Und hier sehen wir das grosse Problem: Einfluss ist nicht per se etwas Gutes.
Es gibt guten Einfluss.
Und es gibt schlechten Einfluss.

Es zeigt die heikle Seite unserer Mediengesellschaft auf, dass wir Influence und Influencer sofort positiv belegen. Eine Modebloggerin mit 64538764 Followern kann ihre Jüngerschaft zu stilvoller und ökologischer Kleidung anregen, sie kann sie aber auch in Richtung «Pelz geht wieder» treiben. Ein Travelblogger kann seine 85645308 Leser mit den interessantesten Orten bekannt machen, reisen allerdings alle 85645308 in das «idyllische Goggia-Tal, das unter Touristen kaum bekannt ist und lauschige Wäldchen und heimliche Quellen bietet», dann ist das Goggia-Tal eben nicht mehr idyllisch, lauschig und heimlich, sondern eine Müllhalde. Und was kann eine Foodinfluencerin nicht alles anrichten – man verzeihe das blöde Wortspiel. Wenn 453038464 Menschen lesen, dass vegan nicht mehr cool ist und der Mensch einfach Fleisch, viel Fleisch braucht, hat das ein ökologisches Desaster zur Folge.

Nein, mich schreckt der Begriff des Influencers und ich will auch gar keiner sein.
Abgesehen davon: Was soll ich denn empfehlen? Und ist nicht der Ratschlag, die Empfehlung, ist nicht der Tipp, die Anregung der Satire und Glosse diametral entgegengesetzt? Man weiss ja nie so genau, ob der Schreiber es ernst meint oder nicht. Anders formuliert: Viele meiner Tipps, Ratschläge, viele meiner Anregungen und Empfehlungen sind ironisch gedacht. Und das widerspricht dem Prinzip des Influencierens.

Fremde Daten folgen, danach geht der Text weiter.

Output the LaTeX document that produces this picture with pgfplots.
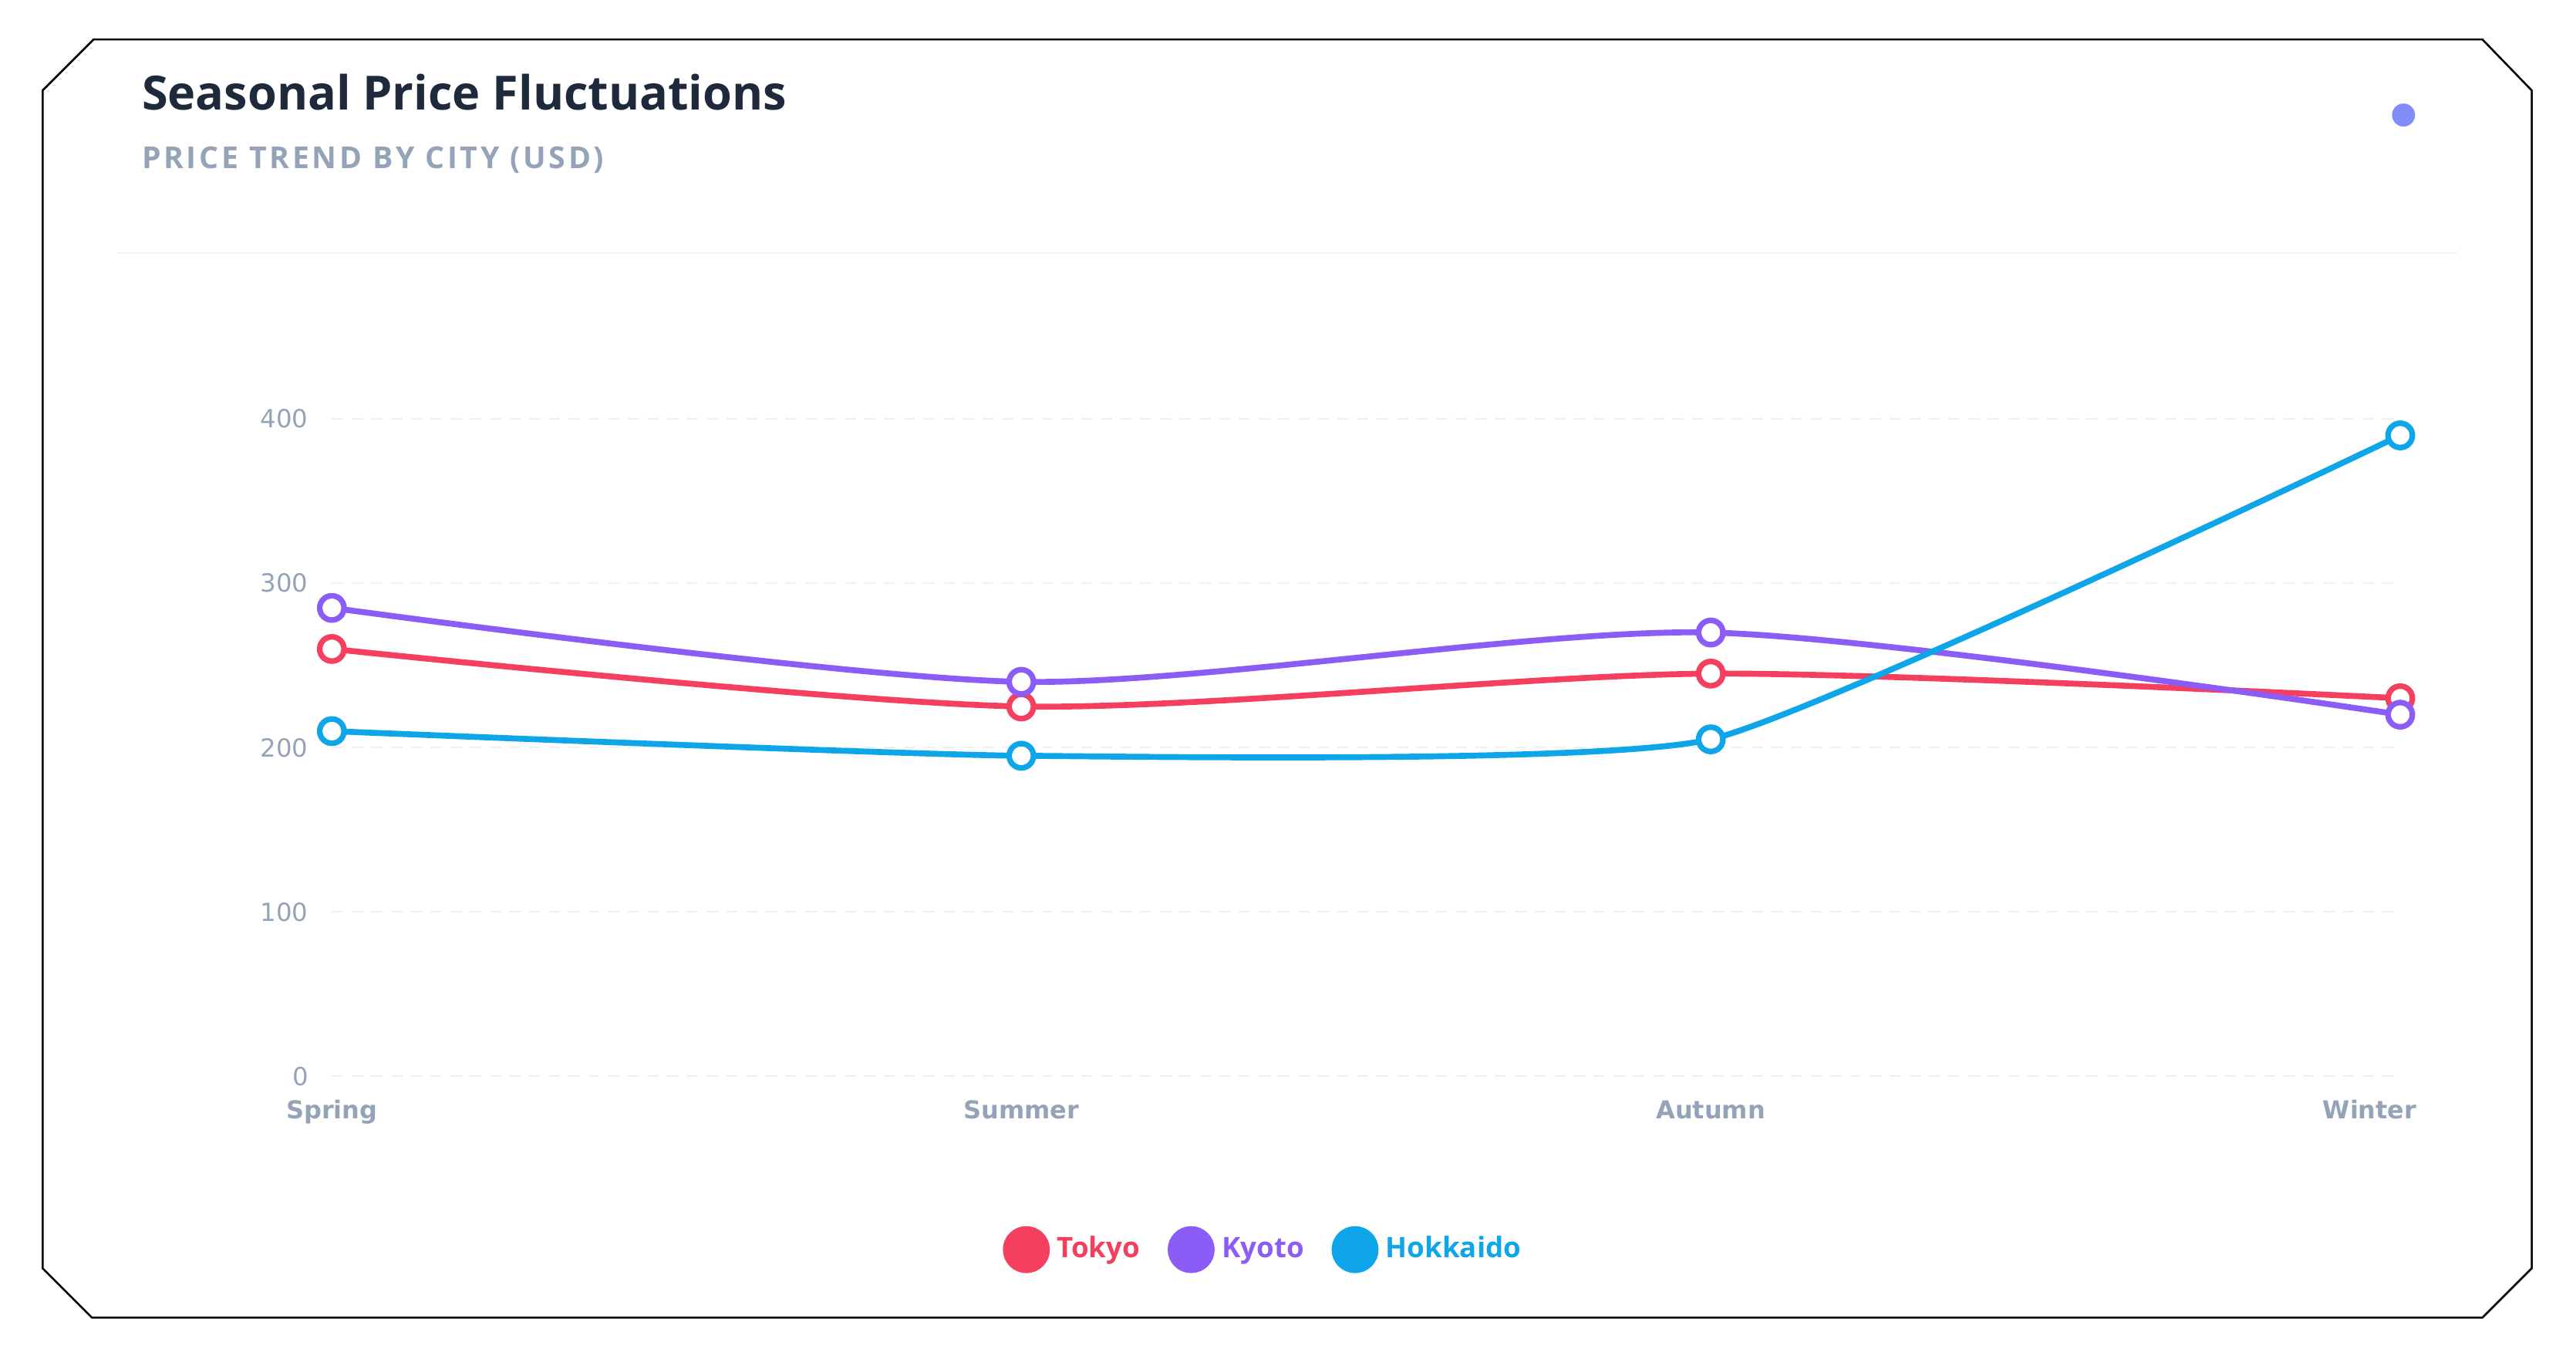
\documentclass[border=0pt]{standalone}
\usepackage{fontspec}
\usepackage{pgfplots}
\pgfplotsset{compat=1.18}
\setmainfont{Open Sans}
\newfontfamily\dejavu{DejaVu Sans}
\definecolor{tokyo}{HTML}{F43F5E}
\definecolor{kyoto}{HTML}{8B5CF6}
\definecolor{hokk}{HTML}{0EA5E9}
\definecolor{titlec}{HTML}{1E293B}
\definecolor{subc}{HTML}{94A3B8}
\definecolor{dotc}{HTML}{818CF8}
\definecolor{gridc}{HTML}{EDF0F4}
\definecolor{sepc}{HTML}{F1F3F7}
\begin{document}
\begin{tikzpicture}
\path[use as bounding box] (0,0) rectangle (784pt,413.5pt);
\draw[line width=0.6pt, line join=miter] (13pt,386pt) -- (28.5pt,401.5pt) -- (755.5pt,401.5pt) -- (770.5pt,386pt) -- (770.5pt,27.5pt) -- (755.5pt,12.5pt) -- (28pt,12.5pt) -- (13pt,27.5pt) -- cycle;
\node[anchor=base west, inner sep=0pt, text=titlec, font=\fontsize{14.35}{16}\selectfont\bfseries] at (43pt,380pt) {Seasonal Price Fluctuations};
\node[anchor=base west, inner sep=0pt, text=subc, font=\fontsize{9.2}{11}\selectfont\bfseries\addfontfeatures{LetterSpace=9.5}] at (43pt,362.3pt) {PRICE TREND BY CITY (USD)};
\fill[dotc] (731.5pt,378.5pt) circle (3.5pt);
\draw[sepc, line width=0.6pt] (36pt,336.5pt) -- (748pt,336.5pt);
\begin{axis}[
  at={(101pt,86pt)}, anchor=south west, scale only axis,
  width=629.5pt, height=200pt,
  xmin=0, xmax=3, ymin=0, ymax=400, clip=false,
  axis line style={draw=none}, major tick length=0pt,
  xtick={0,1,2,3},
  xticklabels={Spring,Summer,Autumn,{\makebox[10pt][r]{Winter}}},
  ytick={0,100,200,300,400},
  ymajorgrids,
  major grid style={gridc, line width=0.5pt, dash pattern=on 3.5pt off 2.5pt},
  /pgf/number format/assume math mode=true,
  xticklabel style={font=\dejavu\bfseries\fontsize{7.5}{9}\selectfont, text=subc, anchor=base, yshift=-13pt, inner sep=0pt},
  yticklabel style={font=\dejavu\fontsize{7.6}{9}\selectfont, text=subc, anchor=east, inner sep=0pt, xshift=-7pt},
  legend style={at={(0.3241,-0.264)}, anchor=west, draw=none, fill=none, inner sep=0pt,
    nodes={inner sep=0pt}, font=\bfseries\fontsize{8.6}{10}\selectfont,
    /tikz/every odd column/.append style={column sep=2.2pt},
    /tikz/every even column/.append style={column sep=8.4pt}},
  legend columns=-1,
  every axis plot/.append style={line width=1.8pt, smooth, mark=*, mark size=3.7pt},
]
\addplot[tokyo, tension=0.45, mark options={fill=white, draw=tokyo, line width=1.7pt},
  legend image code/.code={\fill[tokyo] (6.25pt,0pt) circle (6.25pt);}]
  coordinates {(0,260) (1,225) (2,245) (3,230)};
\addlegendentry{\textcolor{tokyo}{Tokyo}}
\addplot[kyoto, tension=0.45, mark options={fill=white, draw=kyoto, line width=1.7pt},
  legend image code/.code={\fill[kyoto] (6.25pt,0pt) circle (6.25pt);}]
  coordinates {(0,285) (1,240) (2,270) (3,220)};
\addlegendentry{\textcolor{kyoto}{Kyoto}}
\addplot[hokk, tension=0.28, mark options={fill=white, draw=hokk, line width=1.7pt},
  legend image code/.code={\fill[hokk] (6.25pt,0pt) circle (6.25pt);}]
  coordinates {(0,210) (1,195) (2,205) (3,390)};
\addlegendentry{\textcolor{hokk}{Hokkaido}}
\end{axis}
\end{tikzpicture}
\end{document}
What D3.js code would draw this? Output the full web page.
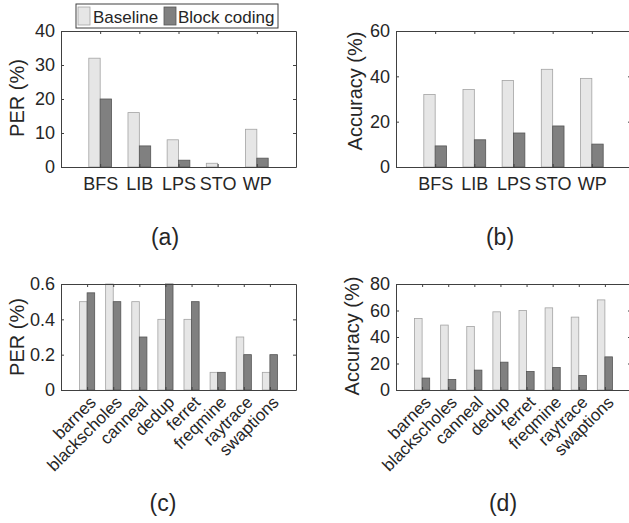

Langsam komme ich zu der Erkenntnis, dass Mike ein Idiot ist. Ich rufe ihn also an und kündige die Zusammenarbeit. Seine Reaktion allerdings erstaunt mich: Er fängt an zu weinen. Es stellt sich heraus, dass ich sein einziger Kunde bin – beziehungsweise war. Seine Promotion-Firma lief also nicht so gut, wie er mich immer glauben machte.
Vielleicht sollte er sich einen Promoter suchen.

Aber wer promotet Promoter? Zu diesem grundsätzlichen Dilemma ein anderes Mal mehr.